In South Africa, the highest denomination is R200 which can buy two crates of beer while the new highest denomination in Zimbabwe is $750 000, which is only enough to buy one bottle of mineral drink.


In South Africa, a bank account holder is allowed to withdraw a daily maximum of R3 000, enough to buy six-months of groceries for an average family of five. The maximum daily withdrawal in Zimbabwe is enough to buy about 4kg of meat.


Before Gono became governor in November 2003 each bank would decide, at an operational level, how much it could allow its customers to withdraw.


Bigger amounts required a day or more advance booking. Given that each bank has products with different benefits like current or savings and different classes of the two categories, Gono cannot expect building societies and the POSB to offer the same kind of products and services as commercial banks.


“There should be product differentiation and segmentation in the banking sector regardless of money supply instead of standardising banking services and products and destroying competitiveness,” one economist said.


Cash-hungry Zimbabweans are asking why the country continues to face acute cash shortages when the hurriedly deposited $200 000 notes that were previously rendered obsolete in “tactical demonitisation” by the central bank continued trading as legal tender.


“The underlying problem is inflation. As long as prices continue to go up it will be difficult to ascertain the sufficiency of money in circulation,” ZB Financial Services group economist Best Doroh said yesterday.


Doroh said logistical issues were causing cash shortages.


“It may be a surge in demand given that it was the festive season. It might take long for these queues to disappear,” Doroh said.

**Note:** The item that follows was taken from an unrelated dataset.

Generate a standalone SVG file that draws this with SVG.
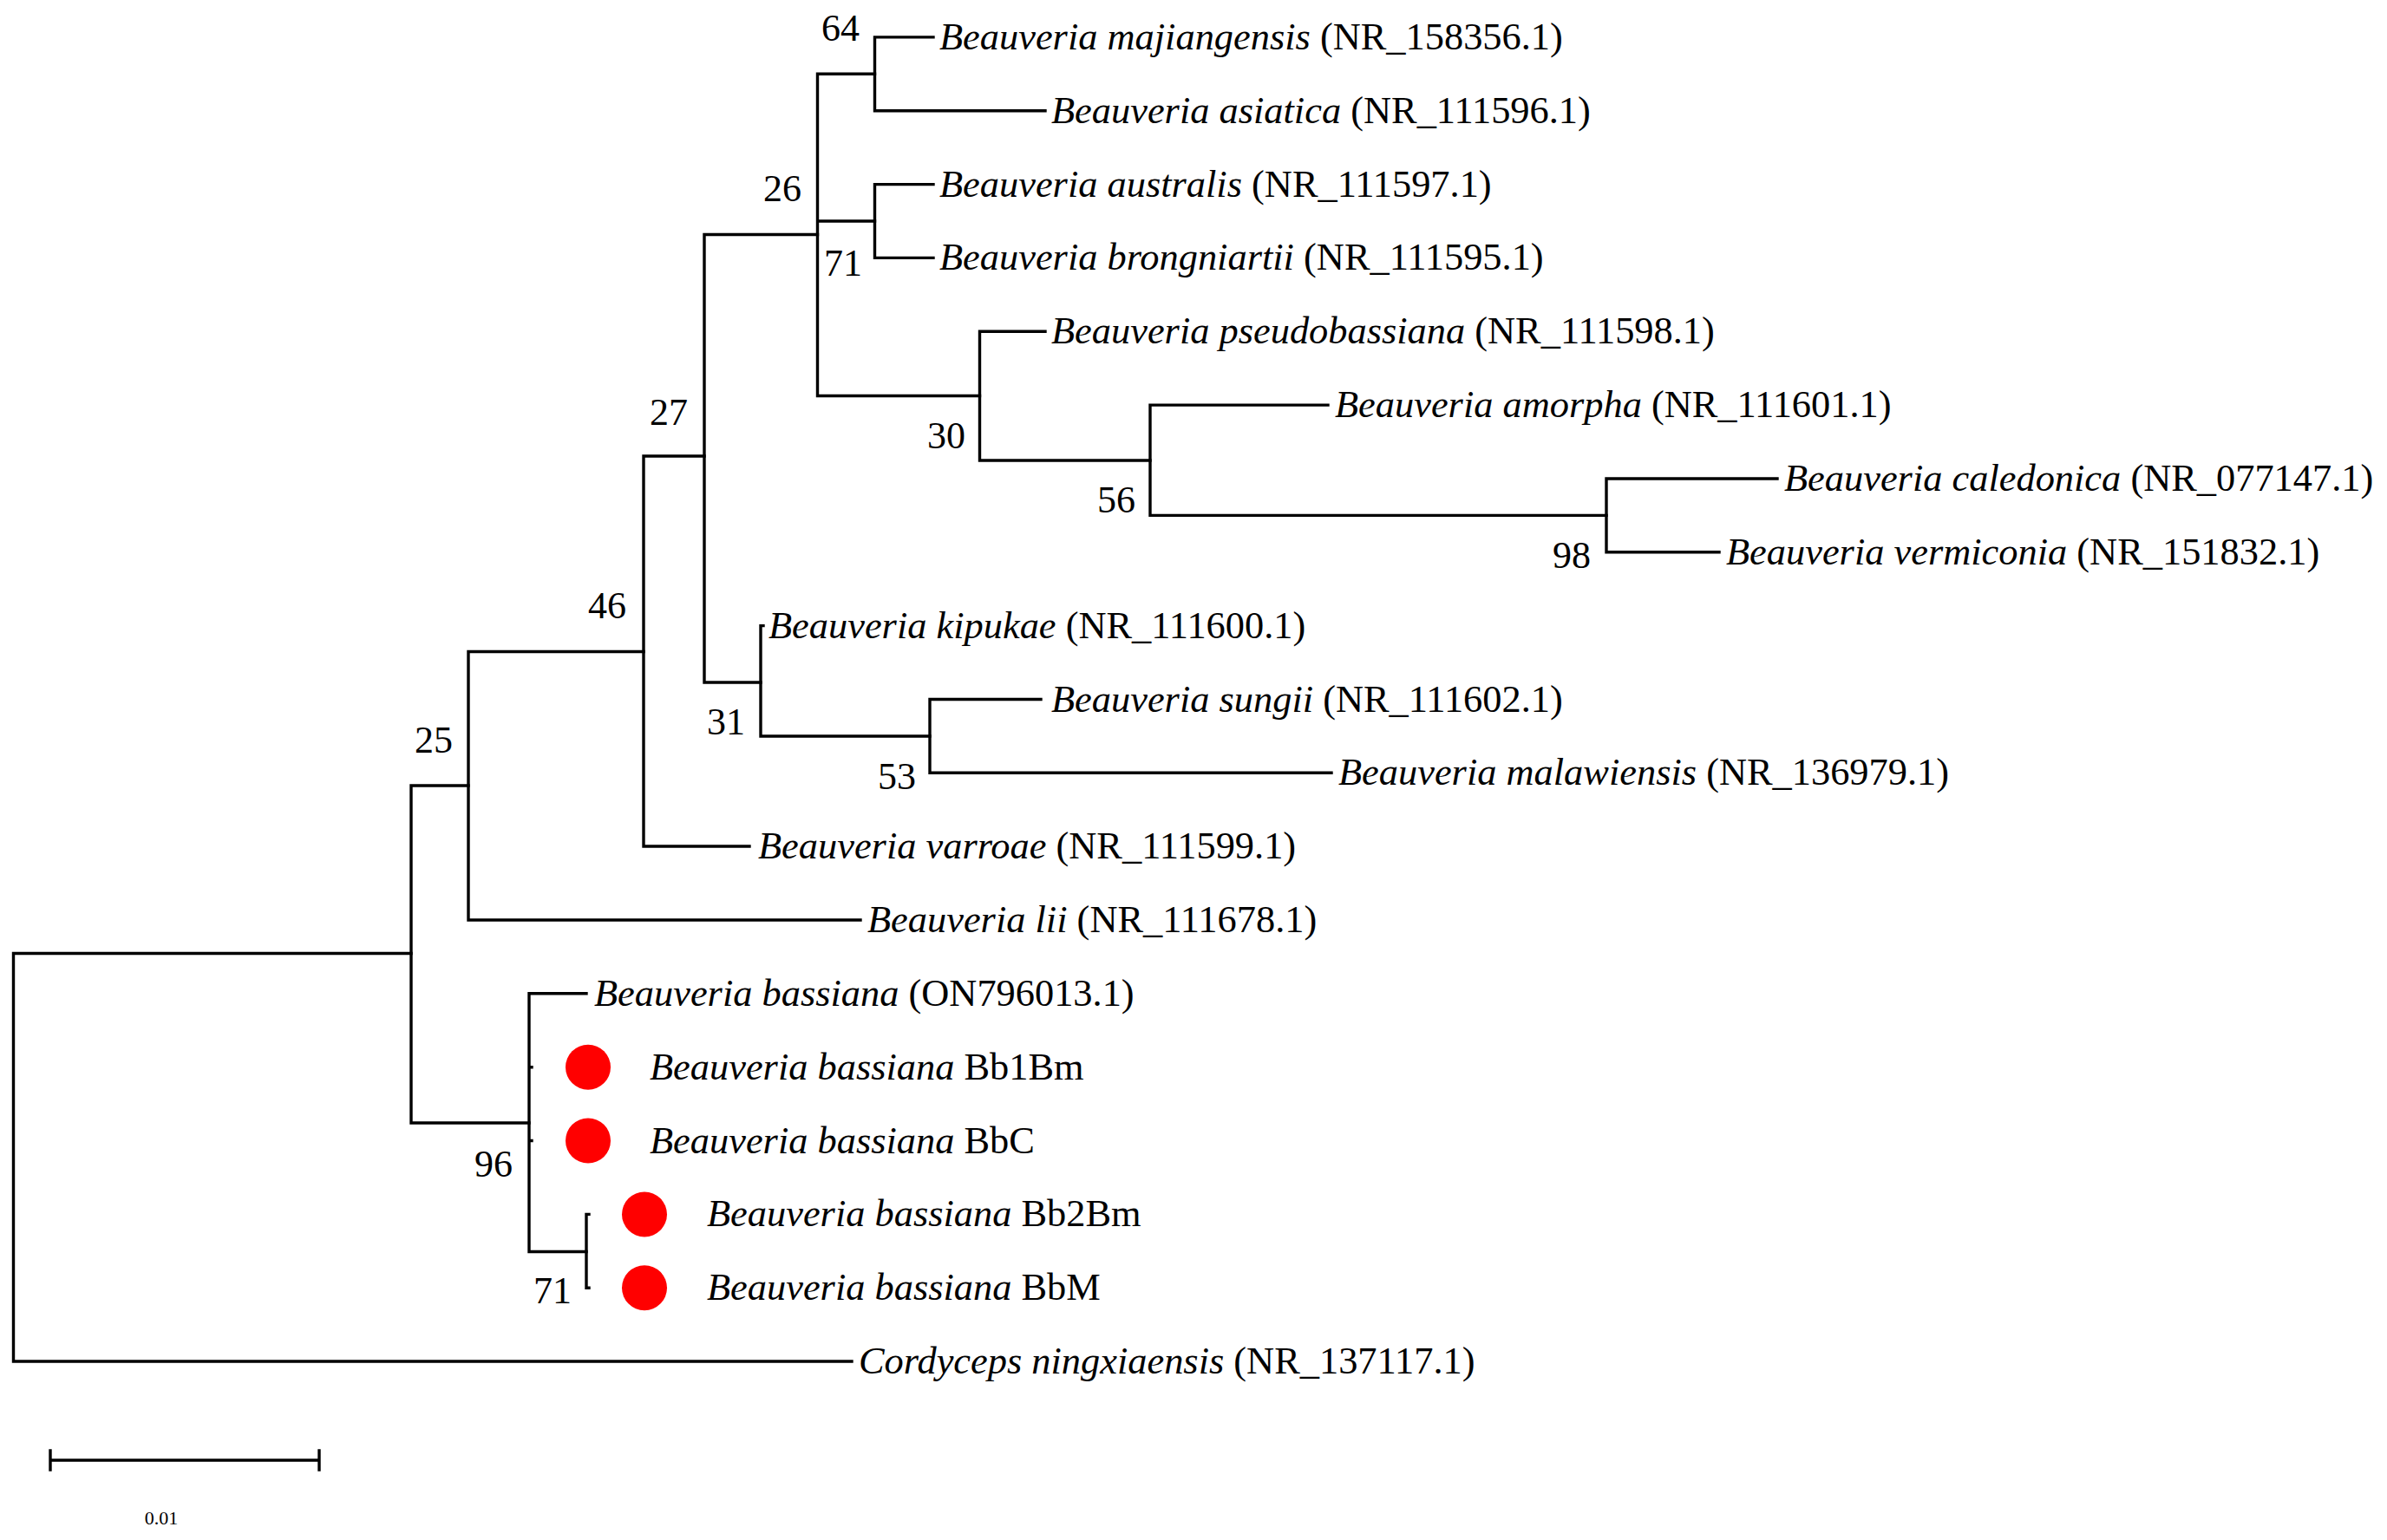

Gono last week assured the nation that the situation would “improve” at the start of the New Year but people seen queuing at banks insisted that the new family of $250 000, $500 000 and the $750 000 bearer cheques would only yield cosmetic relief to the cash shortages.


“The situation is set to be worse as there will be increased demand for cash as schools open next week,” said one banker.


Economic analysts are saying while the recently announced monetary reforms would not be a panacea to the country’s economic woes, printing higher denominations was ideal under prevailing conditions.


Bankers who spoke to the Zimbabwe Independent said they were forced through an uncontested central bank decree to work overtime including Saturday and Sunday at their own expense as if they had contributed to the cash shortage.


“No cash was allowed to be withdrawn from corporate accounts. Reserve Bank surveillance teams were deployed in banks to monitor the behaviour of banks in compliance with Gono’s orders, virtually taking over branch operational arrangements,” said a banker with a building society


Analysts said the central bank bureaucracy required to perform these quasi-fiscal responsibilities will be the size of a government.


Lines of authority of banks and operational discretion were suspended without notice. For obvious reasons, most families in the rural areas depend on the groceries and cash disbursements from those working in the urban areas. It is misleading to see those in rural areas as detached from urban dwellers.